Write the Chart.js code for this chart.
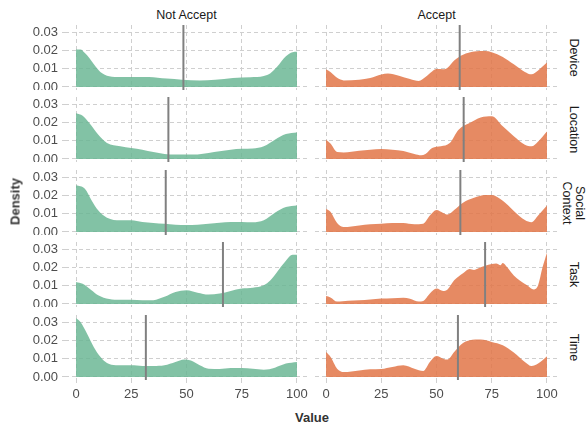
<!DOCTYPE html>
<html>
<head>
<meta charset="utf-8">
<script src="https://cdn.jsdelivr.net/npm/chart.js@4/dist/chart.umd.min.js"></script>
<style>
  body { margin: 0; background: #fff; font-family: "Liberation Sans", Arial, sans-serif; }
  #wrap { position: relative; width: 587px; height: 428px; overflow: hidden; }
  canvas { position: absolute; }
  .lbl { position: absolute; color: #1a1a1a; font-size: 12.5px; white-space: nowrap; }
  .strip { position: absolute; width: 80px; text-align: center; font-size: 12.5px; line-height: 13px; color: #1a1a1a; transform: rotate(90deg); }
  .title { position: absolute; font-size: 13px; font-weight: bold; color: #333; }
</style>
</head>
<body>
<div id="wrap"></div>
<script>
// facets
const categories = ['Device', 'Location', 'Social\nContext', 'Task', 'Time'];
const groups = ['Not Accept', 'Accept'];
const xTicks = [0, 25, 50, 75, 100];
const yTicks = [0, 0.01, 0.02, 0.03];

// density curves, [value, density]
const deviceNot = [[0,0.0205],[2,0.0205],[4,0.0185],[6,0.0158],[8,0.0125],[11,0.0082],[15,0.0059],[20,0.0055],[26,0.0055],[33,0.0055],[41,0.0046],[48,0.004],[56,0.0035],[63,0.0039],[71,0.0049],[79,0.0053],[85,0.006],[88,0.0075],[91,0.011],[95,0.0168],[98,0.019],[100,0.0192]];
const deviceAcc = [[0,0.0095],[2,0.0082],[5,0.005],[8,0.0036],[15,0.004],[20,0.0049],[25,0.0068],[28,0.0074],[33,0.0062],[38,0.0044],[42,0.0033],[45,0.0055],[48,0.0085],[50,0.0098],[53,0.0097],[55,0.0105],[58,0.0145],[62,0.0176],[67,0.0194],[72,0.0196],[75,0.019],[80,0.0164],[85,0.0124],[90,0.0082],[93,0.0069],[96,0.009],[100,0.0133]];
const locationNot = [[0,0.025],[3,0.0236],[6,0.0196],[10,0.0133],[14,0.0087],[20,0.0069],[25,0.006],[30,0.0051],[35,0.0038],[40,0.0027],[45,0.0024],[50,0.0024],[55,0.0025],[60,0.0033],[65,0.0042],[70,0.0051],[75,0.0056],[80,0.0057],[85,0.0069],[90,0.0105],[95,0.0136],[100,0.0145]];
const locationAcc = [[0,0.0105],[2,0.0084],[5,0.0038],[8,0.0036],[15,0.0045],[20,0.005],[25,0.0055],[30,0.005],[35,0.0044],[40,0.0027],[43,0.002],[45,0.0027],[48,0.006],[52,0.0069],[56,0.0087],[60,0.016],[65,0.0196],[70,0.0227],[75,0.0233],[80,0.0178],[85,0.0124],[90,0.0078],[93,0.0069],[96,0.0096],[100,0.015]];
const socialNot = [[0,0.0255],[4,0.0236],[7,0.0173],[10,0.0118],[14,0.0078],[20,0.0064],[25,0.0064],[30,0.0055],[35,0.0049],[40,0.0045],[45,0.004],[50,0.0038],[55,0.004],[60,0.0045],[65,0.005],[70,0.0055],[75,0.0055],[80,0.0053],[85,0.0064],[90,0.0105],[95,0.0136],[100,0.0145]];
const socialAcc = [[0,0.0127],[2,0.011],[5,0.0049],[8,0.0027],[15,0.0036],[20,0.0042],[25,0.0045],[30,0.0049],[35,0.0049],[40,0.0042],[44,0.0045],[47,0.009],[50,0.012],[53,0.0104],[55,0.0095],[58,0.012],[62,0.016],[67,0.0187],[72,0.0202],[75,0.0202],[80,0.017],[85,0.0115],[90,0.0065],[93,0.0053],[96,0.009],[100,0.0145]];
const taskNot = [[0,0.012],[3,0.011],[7,0.0075],[10,0.0048],[15,0.0027],[20,0.0023],[25,0.0023],[30,0.002],[35,0.0021],[40,0.0039],[45,0.0066],[50,0.0075],[55,0.0062],[60,0.0052],[65,0.0057],[70,0.0071],[75,0.0084],[80,0.0089],[85,0.0102],[88,0.0129],[92,0.0191],[95,0.0236],[98,0.0268],[100,0.0268]];
const taskAcc = [[0,0.0043],[2,0.0036],[5,0.0013],[10,0.0018],[15,0.0021],[20,0.0025],[25,0.003],[30,0.0032],[35,0.0034],[38,0.0029],[42,0.0013],[44,0.0016],[47,0.0057],[50,0.0084],[53,0.0071],[55,0.0079],[58,0.0129],[62,0.0168],[65,0.0191],[67,0.0186],[70,0.02],[72,0.0209],[75,0.0218],[77,0.0221],[79,0.0212],[80,0.0223],[82,0.02],[85,0.0155],[88,0.0125],[91,0.0102],[94,0.0079],[96,0.0102],[98,0.02],[100,0.028]];
const timeNot = [[0,0.032],[2,0.03],[5,0.0236],[8,0.0164],[11,0.011],[14,0.0076],[18,0.0064],[25,0.0064],[30,0.006],[35,0.006],[40,0.0064],[45,0.0082],[49,0.0096],[52,0.009],[56,0.0064],[60,0.0045],[65,0.0044],[70,0.0049],[75,0.0049],[80,0.0045],[85,0.004],[90,0.0051],[95,0.0073],[100,0.0082]];
const timeAcc = [[0,0.0136],[2,0.011],[5,0.0045],[8,0.0027],[15,0.0036],[20,0.0042],[25,0.0044],[30,0.0055],[35,0.0064],[40,0.0045],[44,0.0033],[47,0.0082],[50,0.0115],[53,0.01],[55,0.0095],[58,0.0136],[62,0.0185],[65,0.02],[70,0.0204],[75,0.0191],[80,0.0173],[85,0.0133],[90,0.0082],[93,0.006],[96,0.0073],[100,0.0113]];

// mean value per facet
const meanNot = [48.6, 41.8, 40.6, 66.5, 31.6];
const meanAcc = [60.5, 62.3, 60.8, 72, 59.7];

const curvesNot = [deviceNot, locationNot, socialNot, taskNot, timeNot];
const curvesAcc = [deviceAcc, locationAcc, socialAcc, taskAcc, timeAcc];
const fills = ['rgba(102,180,145,0.82)', 'rgba(226,118,72,0.85)'];

// layout
const rowTops = [25, 97, 170, 242, 315];
const panelH = 65;
const colLeft = [65, 315];
const panelW = 243;
const yAxisW = 65;
const xAxisH = 30;

const wrap = document.getElementById('wrap');

const meanLine = {
  id: 'meanLine',
  afterDatasetsDraw(chart, args, opts) {
    const { ctx, chartArea, scales } = chart;
    const px = scales.x.getPixelForValue(opts.value);
    ctx.save();
    ctx.strokeStyle = '#808080';
    ctx.lineWidth = 2;
    ctx.beginPath();
    ctx.moveTo(px, chartArea.top);
    ctx.lineTo(px, chartArea.bottom);
    ctx.stroke();
    ctx.restore();
  }
};

function makePanel(row, col) {
  const isLeft = col === 0;
  const isBottom = row === categories.length - 1;
  const curve = (isLeft ? curvesNot : curvesAcc)[row];
  const mean = (isLeft ? meanNot : meanAcc)[row];

  const cv = document.createElement('canvas');
  const w = panelW + (isLeft ? yAxisW : 0);
  const h = panelH + (isBottom ? xAxisH : 0);
  cv.width = w;
  cv.height = h;
  cv.style.left = (colLeft[col] - (isLeft ? yAxisW : 0)) + 'px';
  cv.style.top = rowTops[row] + 'px';
  wrap.appendChild(cv);

  const gridCol = '#cfcfcf';
  const tickFont = { family: 'Liberation Sans', size: 13 };

  new Chart(cv, {
    type: 'line',
    data: {
      datasets: [{
        data: curve.map(p => ({ x: p[0], y: p[1] })),
        fill: 'origin',
        backgroundColor: fills[col],
        borderWidth: 0,
        pointRadius: 0,
        cubicInterpolationMode: 'monotone'
      }]
    },
    options: {
      responsive: false,
      animation: false,
      events: [],
      layout: { padding: 0 },
      plugins: { legend: { display: false }, tooltip: { enabled: false }, meanLine: { value: mean } },
      scales: {
        x: {
          type: 'linear',
          min: -5, max: 105,
          afterBuildTicks: s => { s.ticks = xTicks.map(v => ({ value: v })); },
          afterFit: s => { s.height = isBottom ? xAxisH : 0; s.paddingLeft = 0; s.paddingRight = 0; },
          grid: { color: gridCol, lineWidth: 1, drawTicks: isBottom, tickLength: 3, tickColor: gridCol },
          border: { display: false, dash: [4, 3] },
          ticks: { display: isBottom, autoSkip: false, color: '#4d4d4d', font: tickFont, padding: 4, maxRotation: 0, callback: v => String(v) }
        },
        y: {
          min: -0.00164, max: 0.03382,
          afterBuildTicks: s => { s.ticks = yTicks.map(v => ({ value: v })); },
          afterFit: s => { s.width = isLeft ? yAxisW : 0; s.paddingTop = 0; s.paddingBottom = 0; },
          grid: { color: gridCol, lineWidth: 1, drawTicks: isLeft, tickLength: 3, tickColor: gridCol },
          border: { display: false, dash: [4, 3] },
          ticks: { display: isLeft, autoSkip: false, color: '#4d4d4d', font: tickFont, padding: 4, callback: v => v.toFixed(2) }
        }
      }
    },
    plugins: [meanLine]
  });
}

categories.forEach((c, r) => { makePanel(r, 0); makePanel(r, 1); });

// strip labels on top
groups.forEach((g, i) => {
  const d = document.createElement('div');
  d.className = 'lbl';
  d.textContent = g;
  d.style.top = '8px';
  d.style.left = (colLeft[i] + panelW / 2) + 'px';
  d.style.transform = 'translateX(-50%)';
  wrap.appendChild(d);
});

// strip labels on right
categories.forEach((c, r) => {
  const d = document.createElement('div');
  d.className = 'strip';
  d.innerHTML = c.replace('\n', '<br>');
  const lines = c.split('\n').length;
  const hh = 13 * lines;
  d.style.left = (573 - 40) + 'px';
  d.style.top = (rowTops[r] + panelH / 2 - hh / 2) + 'px';
  wrap.appendChild(d);
});

// axis titles
const yt = document.createElement('div');
yt.className = 'title';
yt.textContent = 'Density';
yt.style.left = '-15px';
yt.style.top = '194px';
yt.style.width = '60px';
yt.style.textAlign = 'center';
yt.style.transform = 'rotate(-90deg)';
wrap.appendChild(yt);

const xt = document.createElement('div');
xt.className = 'title';
xt.textContent = 'Value';
xt.style.left = '312px';
xt.style.top = '410px';
xt.style.transform = 'translateX(-50%)';
wrap.appendChild(xt);
</script>
</body>
</html>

+ + + + +

▸ **WHAT THIS TASK INVOLVES**
Restate, line by line and word for word, everything from the top of the material through the line that contains "const yTicks = [0, 0.01, 0.02, 0.03];". Leave pictures out.

▸ **CORRECT ANSWER**
Write the Chart.js code for this chart.
<!DOCTYPE html>
<html>
<head>
<meta charset="utf-8">
<script src="https://cdn.jsdelivr.net/npm/chart.js@4/dist/chart.umd.min.js"></script>
<style>
  body { margin: 0; background: #fff; font-family: "Liberation Sans", Arial, sans-serif; }
  #wrap { position: relative; width: 587px; height: 428px; overflow: hidden; }
  canvas { position: absolute; }
  .lbl { position: absolute; color: #1a1a1a; font-size: 12.5px; white-space: nowrap; }
  .strip { position: absolute; width: 80px; text-align: center; font-size: 12.5px; line-height: 13px; color: #1a1a1a; transform: rotate(90deg); }
  .title { position: absolute; font-size: 13px; font-weight: bold; color: #333; }
</style>
</head>
<body>
<div id="wrap"></div>
<script>
// facets
const categories = ['Device', 'Location', 'Social\nContext', 'Task', 'Time'];
const groups = ['Not Accept', 'Accept'];
const xTicks = [0, 25, 50, 75, 100];
const yTicks = [0, 0.01, 0.02, 0.03];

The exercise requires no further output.